We can celebrate the UK Government’s recent announcement that it will include a reporting requirement for businesses in the Modern Slavery Bill. This has the potential to make a significant difference.
Following the establishment of the Joint Committee led by Frank Field in January 2013, the draft Bill was published in December 2013. The Government made a clear and public commitment to be a leader in the fight against modern slavery with a flagship bill that was the first of its kind in Europe. The Joint Committee gathered a great deal of evidence – including from business leaders, NGOs, experts and other stakeholders – and published the Frank Field Report on how the Bill could help to eliminate slavery.
There was considerable disappointment, therefore, when the Bill’s first draft made no mention of any obligations or requirements on business. The Government’s initial position was that voluntary mechanisms would be effective and that it did not want to burden business. But this position was challenged by those at the forefront of responsible business in the UK – investors, retailers, brands and suppliers – as well as a large number of NGOs and trade unions.
ETI, with our extensive engagement with business, trade unions and NGOs, knows very well the value of voluntary codes. Our Base Code of labour practice is widely adopted and used to tackle forced labour and other workers’ rights issues in international supply chains. However we also know the limitations of such codes, including leaving efforts to the willing, rather than ensuring that all businesses are actively tackling abuse of workers.
ETI is at our best when we draw from our tri-partite membership to understand an issue and advocate for change on the basis of business working together with unions and NGOs. Over the past six months, we hosted a process of dialogue around the need for the Bill to include provisions that would galvanise action and ensure a level playing field across the private sector. We hosted an all-day event on modern slavery, to enable our ETI members and key stakeholders to better understand the issues. We then developed a joint position statement, which became the basis of our engagement with Government.
Over the past few months, ETI has worked closely with the British Retail Consortium (BRC), the Home Office and the Department for Business, Innovation and Skills (BIS). The Home Office hosted a series of meetings with UK industry to discuss ways to tackle modern slavery; ETI and many of our company members were at that table, actively contributing to the conversation. In partnership with the BRC, we wrote a joint letter to Prime Minister David Cameron, supporting the Bill and as a clear call to ensure that businesses can play their full part in tackling modern slavery. We have also engaged with the Foreign Office on the National Action Plan on Business and Human Rights, to help shape the role of government and businesses in tackling modern slavery in supply chains.

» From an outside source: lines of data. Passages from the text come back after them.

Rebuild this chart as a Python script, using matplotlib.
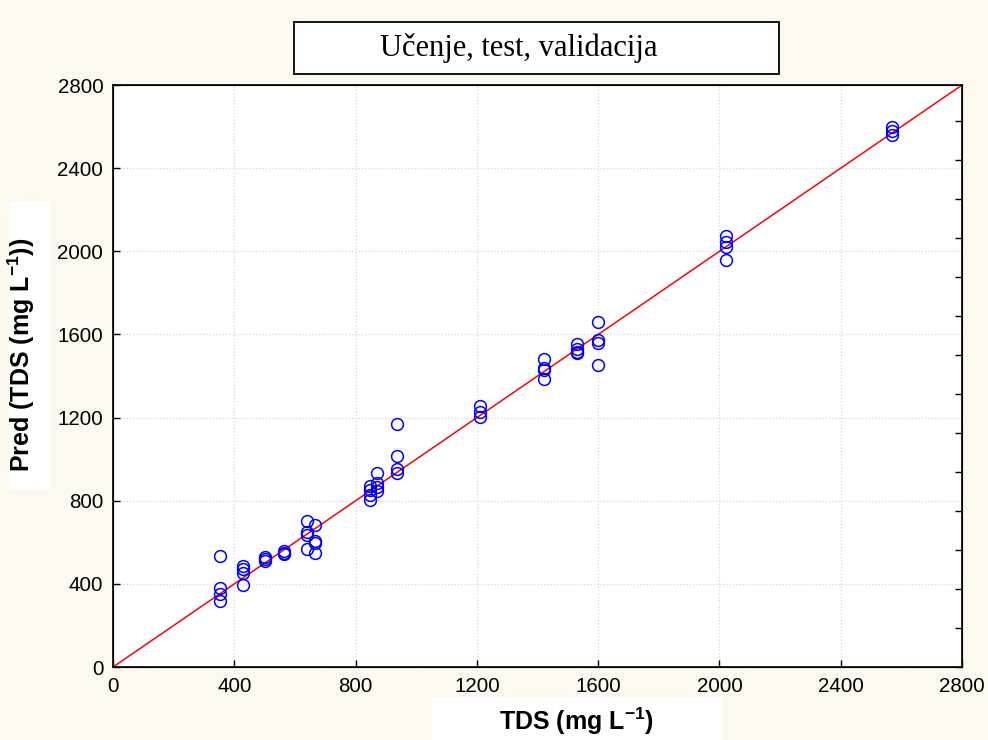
import numpy as np
import matplotlib
matplotlib.use("Agg")
import matplotlib.pyplot as plt
from matplotlib.patches import Rectangle

plt.rcParams['font.family'] = ['Liberation Sans', 'DejaVu Sans']
plt.rcParams['mathtext.fontset'] = 'custom'
plt.rcParams['mathtext.bf'] = 'Liberation Sans:bold'
plt.rcParams['mathtext.rm'] = 'Liberation Sans'

# measured TDS vs predicted TDS (mg/L)
tds = [353, 353, 353, 353,
       429, 429, 429, 429,
       501, 501, 501,
       564, 564, 564,
       640, 640, 640, 640,
       666, 666, 666, 666,
       848, 848, 848, 848,
       871, 871, 871, 871,
       937, 937, 937, 937,
       1210, 1210, 1210,
       1421, 1421, 1421, 1421,
       1530, 1530, 1530, 1530,
       1600, 1600, 1600, 1600,
       2022, 2022, 2022, 2022,
       2569, 2569, 2569]
pred = [534, 380, 352, 318,
        484, 470, 452, 393,
        527, 518, 510,
        559, 550, 543,
        704, 648, 635, 566,
        683, 608, 595, 547,
        871, 852, 828, 803,
        935, 883, 864, 847,
        1168, 1015, 951, 932,
        1258, 1228, 1204,
        1483, 1440, 1429, 1386,
        1552, 1532, 1517, 1509,
        1661, 1573, 1560, 1453,
        2072, 2046, 2022, 1959,
        2597, 2578, 2558]

ticks = [0, 400, 800, 1200, 1600, 2000, 2400, 2800]
title = "Učenje, test, validacija"
xlabel = r"TDS (mg L$^{\mathbf{-1}}$)"
ylabel = r"Pred (TDS (mg L$^{\mathbf{-1}}$))"

bg = '#fef9ee'
fig = plt.figure(figsize=(9.88, 7.4), dpi=100, facecolor=bg)
ax = fig.add_axes([0.1144, 0.0986, 0.8593, 0.7865])
ax.set_facecolor('white')

ax.plot([0, 2800], [0, 2800], color='red', lw=1.1, zorder=2)
ax.plot(tds, pred, 'o', mfc='none', mec='blue', mew=1.1, ms=8.5, zorder=3)

ax.set_xlim(0, 2800)
ax.set_ylim(0, 2800)
ax.set_xticks(ticks)
ax.set_yticks(ticks)
ax.tick_params(direction='in', length=5, width=1, labelsize=14.8, pad=7)
ax.grid(True, ls=':', color='#d8d8d8', lw=0.9)
for s in ax.spines.values():
    s.set_linewidth(1.2)

# small ticks on the right frame
ax2 = ax.twinx()
ax2.set_ylim(0, 2800)
ax2.set_yticks(np.arange(0, 2800, 187.5))
ax2.tick_params(direction='in', length=5, width=1, labelright=False)

# title box
fig.patches.append(Rectangle((294 / 988, 1 - 74 / 740), 485 / 988, 52 / 740,
                             transform=fig.transFigure, facecolor='white',
                             edgecolor='black', lw=1.3))
fig.text(519 / 988, 1 - 48 / 740, title, ha='center', va='center',
         family=['Liberation Serif', 'DejaVu Serif'], fontsize=22)

# axis label boxes
fig.patches.append(Rectangle((432 / 988, 0), 290 / 988, 43 / 740,
                             transform=fig.transFigure, facecolor='white',
                             edgecolor='none'))
fig.text(577 / 988, 19 / 740, xlabel, ha='center', va='center',
         fontsize=18, fontweight='bold')

fig.patches.append(Rectangle((9 / 988, 1 - 490 / 740), 41 / 988, 289 / 740,
                             transform=fig.transFigure, facecolor='white',
                             edgecolor='none'))
fig.text(21 / 988, 1 - 355 / 740, ylabel, ha='center', va='center',
         rotation=90, fontsize=18, fontweight='bold')

fig.savefig("out.png", dpi=100, facecolor=bg)
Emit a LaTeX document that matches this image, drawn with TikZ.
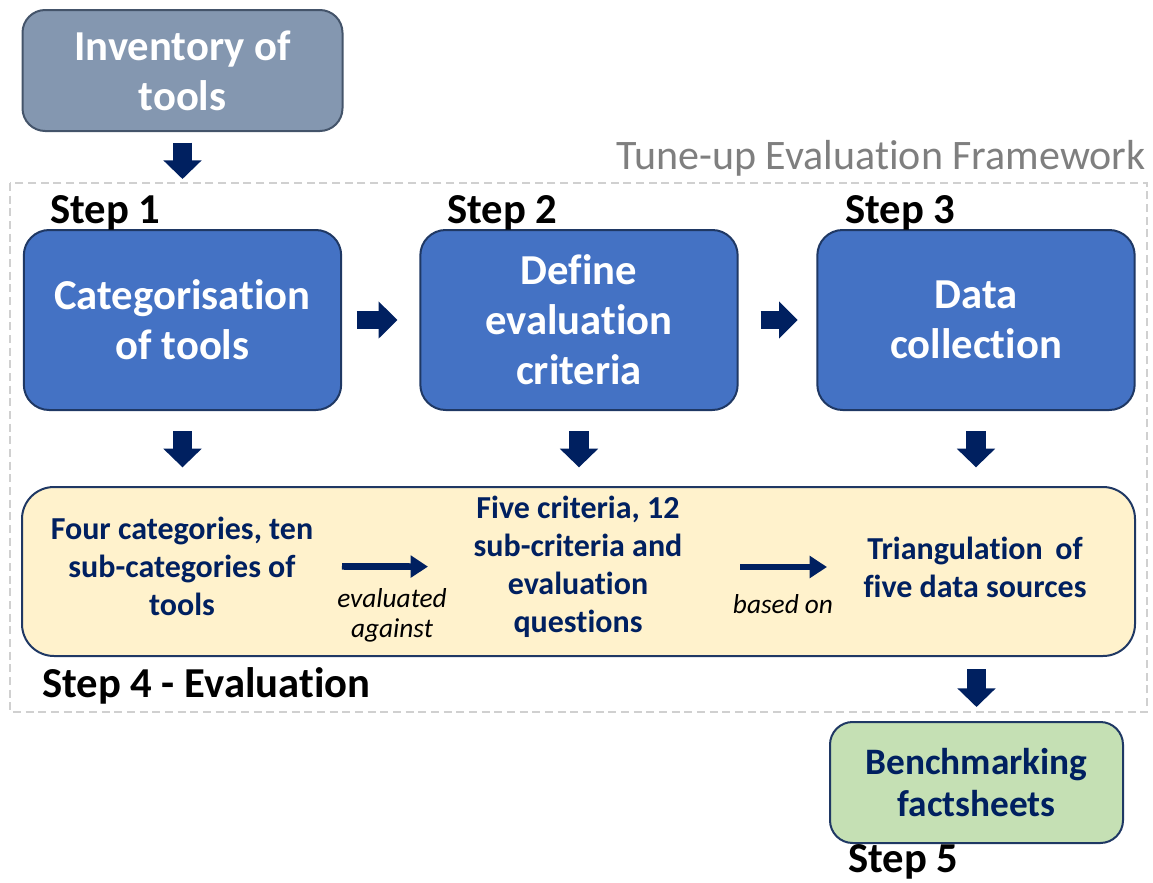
\documentclass[tikz,border=0pt]{standalone}
\usepackage{fontspec}
\setmainfont[Ligatures=NoCommon]{Carlito}
\usetikzlibrary{arrows.meta}
\definecolor{navy}{HTML}{002060}
\definecolor{boxblue}{HTML}{4472C4}
\definecolor{boxborder}{HTML}{1F3864}
\definecolor{invfill}{HTML}{8497B0}
\definecolor{invborder}{HTML}{44546A}
\definecolor{yelfill}{HTML}{FFF2CC}
\definecolor{grnfill}{HTML}{C5E0B4}
\definecolor{framegray}{HTML}{D0D0D0}
\definecolor{titlegray}{HTML}{7F7F7F}
\tikzset{
  bigtext/.style={font=\bfseries\fontsize{32}{37.5}\selectfont, text=white, align=center},
  bluebox/.style={draw=boxborder, line width=1.5pt, fill=boxblue, rounded corners=19pt,
     minimum width=238pt, minimum height=135pt, bigtext, inner sep=0pt},
  invbox/.style={draw=invborder, line width=1.5pt, fill=invfill, rounded corners=17pt,
     minimum width=240pt, minimum height=90.75pt, bigtext, inner sep=0pt},
  yelbox/.style={draw=boxborder, line width=1.5pt, fill=yelfill, rounded corners=24pt,
     minimum width=834.75pt, minimum height=126.75pt, inner sep=0pt},
  grnbox/.style={draw=boxborder, line width=1.5pt, fill=grnfill, rounded corners=17pt,
     minimum width=219.75pt, minimum height=90.75pt, inner sep=0pt,
     font=\bfseries\fontsize{28}{32}\selectfont, text=navy, align=center},
  midtext/.style={font=\bfseries\fontsize{24}{28.5}\selectfont, text=navy, align=center, inner sep=0pt},
  ittext/.style={font=\itshape\fontsize{20.5}{22.5}\selectfont, text=black, align=center, inner sep=0pt},
  steplabel/.style={font=\bfseries\fontsize{32}{36}\selectfont, text=black, anchor=west, inner sep=0pt},
  blockarrow/.style={draw=navy, line width=14.5pt, -{Triangle[length=14pt, width=28pt]}},
  blockarrowh/.style={draw=navy, line width=13.5pt, -{Triangle[length=14pt, width=27pt]}},
  thinarrow/.style={draw=navy, line width=5pt, -{Triangle[length=13pt, width=16pt]}},
}
\begin{document}
\begin{tikzpicture}[x=0.75pt, y=-0.75pt]
\useasboundingbox (0,0) rectangle (1153,882);

% dashed framework frame
\draw[framegray, line width=1.2pt, dash pattern=on 6pt off 3.5pt] (10,183) rectangle (1147,712);
\node[font=\fontsize{31.5}{34}\selectfont, text=titlegray, anchor=east, inner sep=0pt] (title) at (1146,158) {Tune-up Evaluation Framework};

% boxes
\node[invbox] (inv) at (182.5,70.5) {Inventory of\\tools};
\node[bluebox] (b1) at (182.5,320) {Categorisation\\of tools};
\node[bluebox] (b2) at (579,320) {Define\\evaluation\\criteria};
\node[bluebox] (b3) at (976,320) {Data\\collection};
\node[yelbox] (yel) at (578.5,571.5) {};
\node[grnbox] (grn) at (976.5,782.5) {Benchmarking\\factsheets};

% step labels
\node[steplabel] (s1) at (50,213) {Step 1};
\node[steplabel] (s2) at (447,213) {Step 2};
\node[steplabel] (s3) at (845,213) {Step 3};
\node[steplabel] (s4) at (42,686) {Step 4 - Evaluation};
\node[steplabel] (s5) at (848,862) {Step 5};

% texts inside the evaluation box
\node[midtext] (t1) at (182,566) {Four categories, ten\\sub-categories of\\tools};
\node[midtext] (t2) at (578,567) {Five criteria, 12\\sub-criteria and\\evaluation\\questions};
\node[midtext] (t3) at (975,567) {Triangulation\, of\\five data sources};
\node[ittext] (l1) at (392,615) {evaluated\\against};
\node[ittext] (l2) at (783,604) {based on};

% block arrows
\draw[blockarrow, shorten <=8pt, shorten >=37.5pt] (inv.south) -- (b1.north);
\draw[blockarrowh, shorten <=11pt, shorten >=16.5pt] (b1.east) -- (b2.west);
\draw[blockarrowh, shorten <=16.5pt, shorten >=14pt] (b2.east) -- (b3.west);
\draw[blockarrow, shorten <=15pt, shorten >=14pt] (b1.south) -- (b1.south |- yel.north);
\draw[blockarrow, shorten <=15pt, shorten >=14pt] (b2.south) -- (b2.south |- yel.north);
\draw[blockarrow, shorten <=15pt, shorten >=14pt] (b3.south) -- (b3.south |- yel.north);
\draw[blockarrow, shorten <=9pt, shorten >=10.5pt] (yel.south -| grn.north) -- (grn.north);

% thin arrows
\draw[thinarrow, shorten <=120pt, shorten >=112.5pt] (t1.center) -- (t2.center);
\draw[thinarrow, shorten <=121.5pt, shorten >=111pt] (t2.center) -- (t3.center);
\end{tikzpicture}
\end{document}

In this dialogue process, we have had the opportunity to explain that ethical and responsible businesses that want to eliminate modern slavery in their supply chains need a level playing field. They need all businesses and the public sector to be accountable for managing risks of slavery in their supply chains – not only those that are often the targets of consumer pressure. It is often those businesses and employers further down the supply chain that either turn a blind eye or actively exploit and abuse the most vulnerable workers.
It’s for these reasons that we can celebrate the output of this constructive dialogue this week, and the inclusion of a reporting requirement for businesses in the Modern Slavery Bill. Our call was important, and we were not alone. We are delighted that the UK Government has come to recognise that far from seeing accountability and reporting as a burden, companies that are committed to ethical trade welcome the inclusion of legislation that hold businesses accountable for their actions. It’s a move that reinforces the UK’s claims to be leading in the international efforts to tackle modern slavery. Responsible businesses will know that they are no longer on their own. Trade unions and NGOs can celebrate effective advocacy and collaboration.
Our efforts to facilitate targeted and constructive policy advocacy and engagement were effective. I remain convinced that much can be achieved by dialogue, underpinned by clear goals and leadership. Tripartite dialogue and negotiation is not always easy and can take a long time. But the rewards abound when we find the ‘sweet spot’ – common ground with those whose views might initially appear to be opposed; a mutual understanding that has the potential to make a real difference for workers.
For our part, ETI is very pleased to have been able to play a leading role in facilitating this win-win outcome. However we are also very aware that once the Bill becomes an Act, the hard work of translating these good intentions into practical action and monitoring progress towards eliminating forced labour in all its forms will begin. ETI and our members intend to remain at the forefront of this effort.